Note that, so far in 2023, every single month’s headline NFP number has exceeded market expectations, likely to the chagrin of many economists.

Still, as the saying goes, all trends eventually come to an end.

 

US economy expected to eventually buckle under weight of Fed rate hikes

Realizing that the Fed has been aggressively rolling out “demand destroying” rate hikes since last year, markets still do expect an eventual recession – they just don’t know when.

In the interim, the US economy has proven to be more resilient than expected, as evidenced by the string of higher-than-expected US NFP numbers so far in 2023.

However, that’s not necessarily a “positive omen” for the US stock markets.

After all, as long as the economy can withstand Fed rate hikes, that may invite the central bank to raise rates even more, and keep US rates at this peak for longer, until the inflation battle is won.

 

How might the US stock market react to the NFP report?

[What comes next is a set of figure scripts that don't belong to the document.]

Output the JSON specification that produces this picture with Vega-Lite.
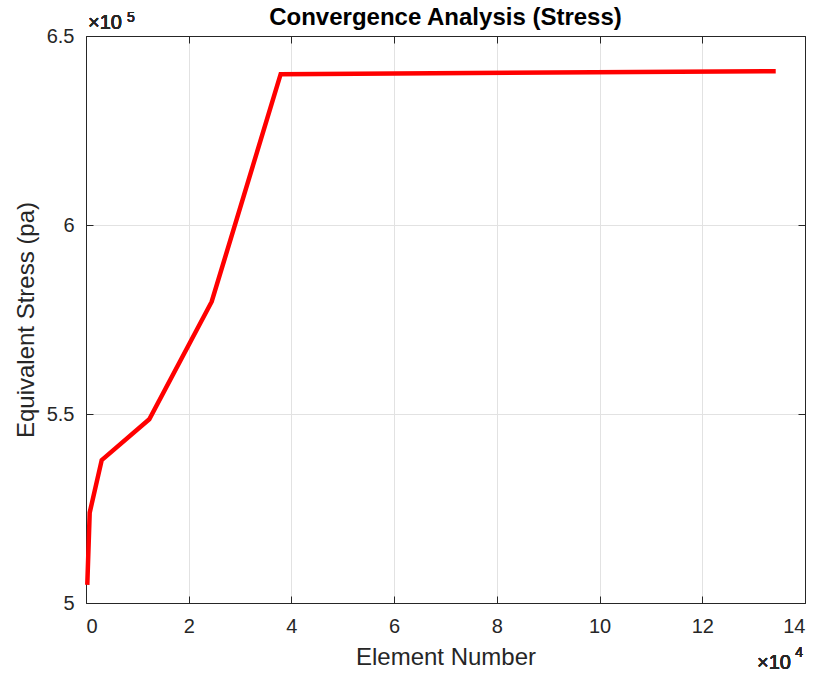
{
  "$schema": "https://vega.github.io/schema/vega-lite/v6.json",
  "autosize": {"type": "none"},
  "padding": {"left": 86, "top": 36, "right": 14, "bottom": 72},
  "width": 719,
  "height": 567,
  "background": "white",
  "config": {
    "font": "Liberation Sans",
    "view": {"stroke": null},
    "axis": {
      "domainColor": "#262626",
      "domainWidth": 1,
      "tickColor": "#262626",
      "tickSize": -7,
      "tickWidth": 1,
      "labelColor": "#262626",
      "labelFontSize": 20,
      "titleColor": "#262626",
      "titleFontSize": 24,
      "titleFontWeight": "normal",
      "gridColor": "#e2e2e2",
      "gridWidth": 1
    }
  },
  "title": {
    "text": "Convergence Analysis (Stress)",
    "fontSize": 24,
    "fontWeight": "bold",
    "color": "#000000",
    "anchor": "middle",
    "baseline": "alphabetic",
    "offset": 0,
    "dy": 38
  },
  "data": {
    "values": [
      {"elements": 250, "stress": 504800},
      {"elements": 720, "stress": 523900},
      {"elements": 3060, "stress": 537800},
      {"elements": 12320, "stress": 548600},
      {"elements": 24470, "stress": 579700},
      {"elements": 37900, "stress": 639900},
      {"elements": 134300, "stress": 640700}
    ]
  },
  "layer": [
    {
      "mark": {"type": "line", "color": "#ff0000", "strokeWidth": 4.5},
      "encoding": {
        "x": {
          "field": "elements",
          "type": "quantitative",
          "scale": {"domain": [0, 140000], "nice": false, "zero": false},
          "axis": {
            "orient": "bottom",
            "values": [0, 20000, 40000, 60000, 80000, 100000, 120000, 140000],
            "labelExpr": "datum.value / 10000",
            "labelPadding": 20,
            "title": "Element Number",
            "titlePadding": 9,
            "grid": true
          }
        },
        "y": {
          "field": "stress",
          "type": "quantitative",
          "scale": {"domain": [500000, 650000], "nice": false, "zero": false},
          "axis": {
            "orient": "left",
            "values": [500000, 550000, 600000, 650000],
            "labelExpr": "datum.value / 100000",
            "labelPadding": 19,
            "title": "Equivalent Stress (pa)",
            "titlePadding": 8,
            "grid": true
          }
        }
      }
    },
    {
      "mark": {"type": "line", "opacity": 0},
      "encoding": {
        "x": {
          "field": "elements",
          "type": "quantitative",
          "axis": {
            "orient": "top",
            "values": [0, 20000, 40000, 60000, 80000, 100000, 120000, 140000],
            "labels": false,
            "title": null,
            "grid": false
          }
        },
        "y": {
          "field": "stress",
          "type": "quantitative",
          "axis": {
            "orient": "right",
            "values": [500000, 550000, 600000, 650000],
            "labels": false,
            "title": null,
            "grid": false
          }
        }
      }
    },
    {
      "mark": {"type": "text", "align": "left", "baseline": "alphabetic", "dx": 2, "dy": -7, "fontSize": 20, "fontWeight": "normal", "color": "#262626"},
      "encoding": {
        "x": {"datum": 0, "type": "quantitative", "axis": null},
        "y": {"datum": 650000, "type": "quantitative", "axis": null},
        "text": {"value": "×10"}
      }
    },
    {
      "mark": {"type": "text", "align": "left", "baseline": "alphabetic", "dx": 41, "dy": -14, "fontSize": 14, "fontWeight": "normal", "color": "#262626"},
      "encoding": {
        "x": {"datum": 0, "type": "quantitative", "axis": null},
        "y": {"datum": 650000, "type": "quantitative", "axis": null},
        "text": {"value": "5"}
      }
    },
    {
      "mark": {"type": "text", "align": "right", "baseline": "alphabetic", "dx": -14, "dy": 66, "fontSize": 20, "fontWeight": "normal", "color": "#262626"},
      "encoding": {
        "x": {"datum": 140000, "type": "quantitative", "axis": null},
        "y": {"datum": 500000, "type": "quantitative", "axis": null},
        "text": {"value": "×10"}
      }
    },
    {
      "mark": {"type": "text", "align": "right", "baseline": "alphabetic", "dx": -2, "dy": 54, "fontSize": 14, "fontWeight": "normal", "color": "#262626"},
      "encoding": {
        "x": {"datum": 140000, "type": "quantitative", "axis": null},
        "y": {"datum": 500000, "type": "quantitative", "axis": null},
        "text": {"value": "4"}
      }
    }
  ],
  "resolve": {"axis": {"x": "independent", "y": "independent"}}
}
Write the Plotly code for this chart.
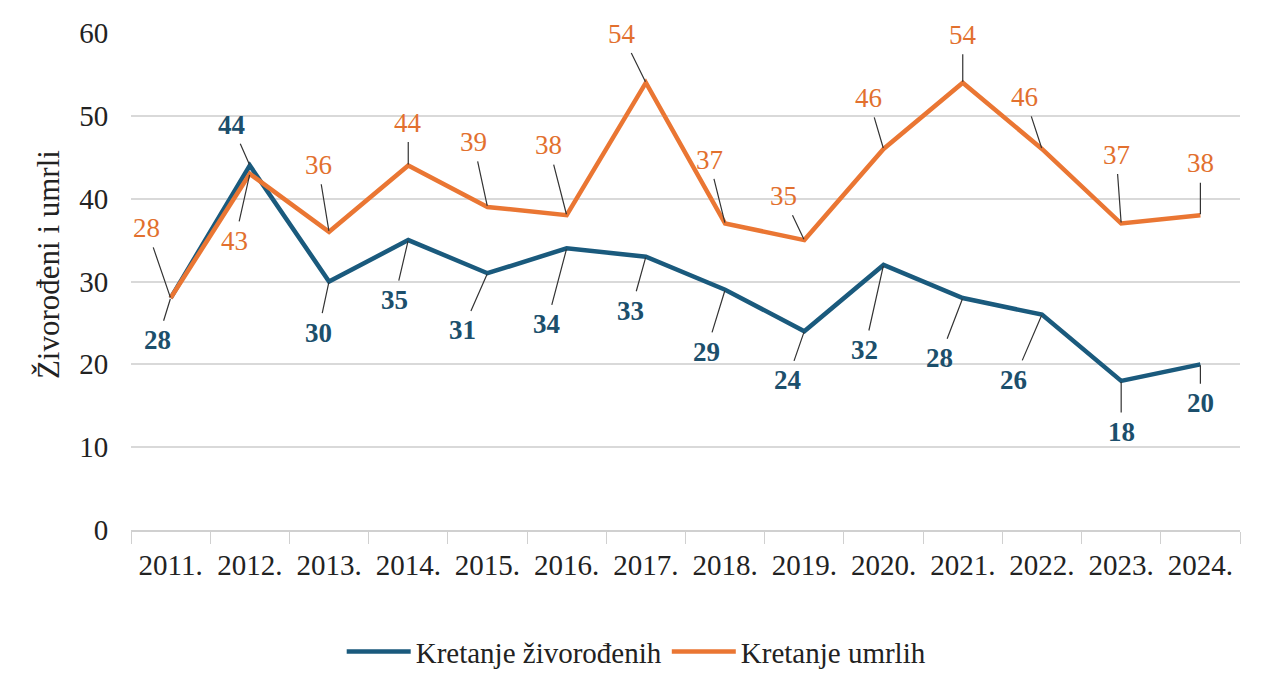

  • Contrary to the commonly-held opinion that a better-faring economy is positive for risk assets, a better-than-expected showing by the US labour market may inversely drag the S&P 500 lower on the notion that more Fed rate hikes are incoming.
    Such resilience could be demonstrated either by way of a better-than-expected NFP headline number, higher-than-expected wage growth, or lower-than-expected unemployment rate.
     
  • On the flip side, signs of a US labour market that’s being burdened by Fed rate hikes (i.e. weaker-than-expected hiring/higher unemployment rate etc.) could spell further gains for risk assets, including the SPX500_m, on the notion that the Fed may be closer to bringing the curtains down on its rate-hike campaign.

 

SPX500_m pares gains ahead of US jobs report

Looking at the SPX500_m price charts …

This blue-chip index for US stocks is paring gains after posting last week its highest intraday price since April 2022.

The SPX500_m also appears to be easing away from “overbought” conditions, with its 14-day relative strength index (RSI) falling away from the 70 textbook-defined mark.

Should this pullback gather pace, bears are set to cast their first glance around the 4400 psychologically-important mark.

The 21-day simple moving average lies just slightly further south to potentially offer added support.

However, if the SPX500_m can break to the upside beyond the June 30th intraday high of 4463.2, then equity bulls may be enticed to revisit the 21 April 2022 intraday high 4516.3.

Stronger resistance may then arrive at the 78.6% Fibonacci level from the S&P 500’s peak-to-trough action in 2022 (Jan peak – Oct trough) at 4535.9.

Ultimately, a sustained presence above the 4500 psychologically-important level is likely to entice more bulls into driving the SPX500_m higher, especially if the AI-frenzy remains intact.